His first collection appeared in 1954 and was entitled
A Summoning of Stones. His other collections
included The Hard Hours (1967), The Transparent
Man (1990) and Flight Among the Tombs
(1998).
He also wrote a critical study of his mentor
W.H. Auden entitled The Hidden
Law (1993). (He actually met and became friends with
Auden on the Italian island of Ischia in 1951.)
Hecht
was a master of traditional forms - something he may have
picked up from Auden. He is also credited with
inventing the double dactyl - a complicated light verse form
consisting of two quatrains where the first three lines are
two dactyls e.g. 'Higgledy-piggledy' and the fourth line is
a dactyl and a macron. The last word of each quatrain must
also rhyme.

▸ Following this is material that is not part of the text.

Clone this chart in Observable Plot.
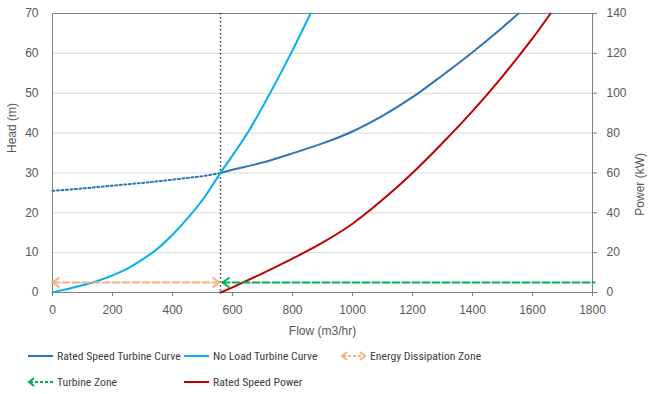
<!DOCTYPE html>
<html>
<head>
<meta charset="utf-8">
<script src="https://cdn.jsdelivr.net/npm/d3@7"></script>
<script src="https://cdn.jsdelivr.net/npm/@observablehq/plot@0.6"></script>
<style>
  html, body { margin: 0; padding: 0; background: #fff; }
  #wrap { position: relative; width: 653px; height: 394px; font-family: "Liberation Sans", Arial, sans-serif; }
  .leg { position: absolute; font-family: "Liberation Sans Narrow", "Arial Narrow", "Roboto Condensed", sans-serif; font-size: 11.7px; color: #404040; display: flex; align-items: center; white-space: nowrap; }
  .leg svg { margin-right: 3px; }
</style>
</head>
<body>
<div id="wrap">
  <div id="chart"></div>
  <div id="legend"></div>
</div>
<script>
// ---- data ----
const flowTicks = [0, 200, 400, 600, 800, 1000, 1200, 1400, 1600, 1800];
const headTicks = [0, 10, 20, 30, 40, 50, 60, 70];

// Rated speed turbine curve (head, m) - extrapolated (dotted) part
const ratedExtFlow = [0, 100, 200, 300, 400, 500, 560];
const ratedExtHead = [25.5, 26.1, 26.8, 27.5, 28.3, 29.2, 30.0];
// Rated speed turbine curve (solid)
const ratedFlow = [560, 600, 700, 800, 900, 1000, 1100, 1200, 1300, 1400, 1500, 1553];
const ratedHead = [30.0, 30.8, 32.6, 34.9, 37.4, 40.4, 44.3, 49.0, 54.5, 60.3, 66.5, 70.0];

// No load turbine curve
const noLoadFlow = [0, 50, 100, 150, 200, 250, 300, 350, 400, 450, 500, 560, 650, 725, 795, 860];
const noLoadHead = [0, 0.9, 1.8, 2.9, 4.3, 6.0, 8.3, 11.0, 14.5, 18.6, 23.2, 30, 40, 50, 60, 70];

// Rated speed power (kW, right axis)
const powerFlow = [560, 600, 700, 800, 900, 1000, 1100, 1200, 1300, 1400, 1500, 1600, 1660];
const powerKW = [0, 2.6, 9.6, 17, 25, 34.5, 46.5, 60, 75, 91, 108.5, 127.5, 140];

// Zones
const dissipationFlow = [0, 560];
const turbineFlow = [560, 1800];
const zoneHead = 2.5;
const bepFlow = 560;

// ---- derived tables ----
const zip = (xs, ys) => xs.map((x, i) => ({x, y: ys[i]}));
const ratedExt = zip(ratedExtFlow, ratedExtHead);
const rated = zip(ratedFlow, ratedHead);
const noLoad = zip(noLoadFlow, noLoadHead);
const power = zip(powerFlow, powerKW.map(p => p / 2)); // head scale = power / 2
const dissipation = dissipationFlow.map(x => ({x, y: zoneHead}));
const turbine = turbineFlow.map(x => ({x, y: zoneHead}));

// chevron arrowheads as custom symbols
const chevronLeft = {draw(ctx) { ctx.moveTo(7, -5); ctx.lineTo(0, 0); ctx.lineTo(7, 5); }};
const chevronRight = {draw(ctx) { ctx.moveTo(-7, -5); ctx.lineTo(0, 0); ctx.lineTo(-7, 5); }};

const chart = Plot.plot({
  width: 653,
  height: 340,
  marginLeft: 52,
  marginRight: 61,
  marginTop: 13,
  marginBottom: 48,
  style: {fontFamily: "'Liberation Sans', Arial, sans-serif", fontSize: "12px", color: "#595959", background: "white"},
  x: {domain: [0, 1800]},
  y: {domain: [0, 70]},
  marks: [
    Plot.gridY(headTicks, {stroke: "#d9d9d9", strokeOpacity: 1, strokeWidth: 1}),
    Plot.axisY(headTicks, {anchor: "left", tickSize: 0, tickPadding: 14, label: null}),
    Plot.axisY(headTicks, {anchor: "right", tickSize: 4, tickPadding: 10, tickFormat: d => String(d * 2), label: null, stroke: "#7f7f7f"}),
    Plot.axisX(flowTicks, {anchor: "bottom", tickSize: 4, tickPadding: 9, tickFormat: d => String(d), label: null, stroke: "#7f7f7f"}),
    Plot.text(["Head (m)"], {frameAnchor: "left", dx: -40, rotate: -90, fill: "#595959", fontSize: 12}),
    Plot.text(["Power (kW)"], {frameAnchor: "right", dx: 48, rotate: -90, fill: "#595959", fontSize: 12}),
    Plot.text(["Flow (m3/hr)"], {frameAnchor: "bottom", dy: 42, fill: "#595959", fontSize: 12}),
    Plot.frame({stroke: "#7f7f7f"}),
    Plot.ruleX([bepFlow], {stroke: "#404040", strokeWidth: 1.5, strokeDasharray: "1.5,2.5"}),
    Plot.line(ratedExt, {x: "x", y: "y", stroke: "#2E75B6", strokeWidth: 2, strokeDasharray: "2,2.5", curve: "natural"}),
    Plot.line(rated, {x: "x", y: "y", stroke: "#2E75B6", strokeWidth: 2, curve: "catmull-rom"}),
    Plot.line(noLoad, {x: "x", y: "y", stroke: "#00B0F0", strokeWidth: 2, curve: "catmull-rom"}),
    Plot.line(power, {x: "x", y: "y", stroke: "#C00000", strokeWidth: 2, curve: "catmull-rom"}),
    Plot.line(dissipation, {x: "x", y: "y", stroke: "#F4B183", strokeWidth: 2, strokeDasharray: "7,3"}),
    Plot.line(turbine, {x: "x", y: "y", stroke: "#00B050", strokeWidth: 2, strokeDasharray: "7,3", dx: 2}),
    Plot.dot(dissipation.slice(0, 1), {x: "x", y: "y", symbol: chevronLeft, fill: "none", stroke: "#F4B183", strokeWidth: 2}),
    Plot.dot(dissipation.slice(1), {x: "x", y: "y", symbol: chevronRight, fill: "none", stroke: "#F4B183", strokeWidth: 2, dx: -1}),
    Plot.dot(turbine.slice(0, 1), {x: "x", y: "y", symbol: chevronLeft, fill: "none", stroke: "#00B050", strokeWidth: 2, dx: 2})
  ]
});
document.getElementById("chart").appendChild(chart);

// ---- legend ----
const legendItems = [
  {label: "Rated Speed Turbine Curve", color: "#2E75B6", type: "line", left: 27, top: 349},
  {label: "No Load Turbine Curve", color: "#00B0F0", type: "line", left: 183, top: 349},
  {label: "Energy Dissipation Zone", color: "#F4B183", type: "both", left: 340, top: 349},
  {label: "Turbine Zone", color: "#00B050", type: "start", left: 27, top: 375},
  {label: "Rated Speed Power", color: "#C00000", type: "line", left: 183, top: 375}
];
const legend = document.getElementById("legend");
for (const it of legendItems) {
  const div = document.createElement("div");
  div.className = "leg";
  div.style.left = it.left + "px";
  div.style.top = it.top + "px";
  const dash = it.type === "line" ? "" : ` stroke-dasharray="3,2"`;
  let heads = "";
  if (it.type === "both" || it.type === "start") heads += `<path d="M7,1 L2,5 L7,9" fill="none" stroke="${it.color}" stroke-width="2"/>`;
  if (it.type === "both") heads += `<path d="M20,1 L25,5 L20,9" fill="none" stroke="${it.color}" stroke-width="2"/>`;
  div.innerHTML = `<svg width="27" height="10"><line x1="${it.type === "line" ? 1 : 3}" x2="${it.type === "both" ? 24 : 26}" y1="5" y2="5" stroke="${it.color}" stroke-width="2"${dash}/>${heads}</svg><span>${it.label}</span>`;
  legend.appendChild(div);
}
</script>
</body>
</html>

He also translated classical works such as
Aeschylus and the odes of Horace
He won several
prizes including: the Bollingen Prize, the Pulitzer Prize
for Poetry 1968 for The Hard Hours, the 1988 Ruth
Lilly Poetry Prize and the 1999/2000 Frost Medal.
He
taught at a number of prestigious insitituions
incuding Smith, Bard, Harvard and Yale. At Smith college he
encountered Sylvia Plath.
Today he is mainly remembered for transforming his wartime
experience into decorus and formal poetry often with a
disconcertingly calm tone. His viewpoint was also
significantly European for an American poet.
He was
married twice - the second time to cookery writer Helen D'
Alessandro who is buried with him at Bard College. |
There is not much else to tell.
One tries one's best to continue as before, Doing some
little good. But I would have you know that all is not
well With a man dead set to ignore The endless
repetitions of his own murmurous blood.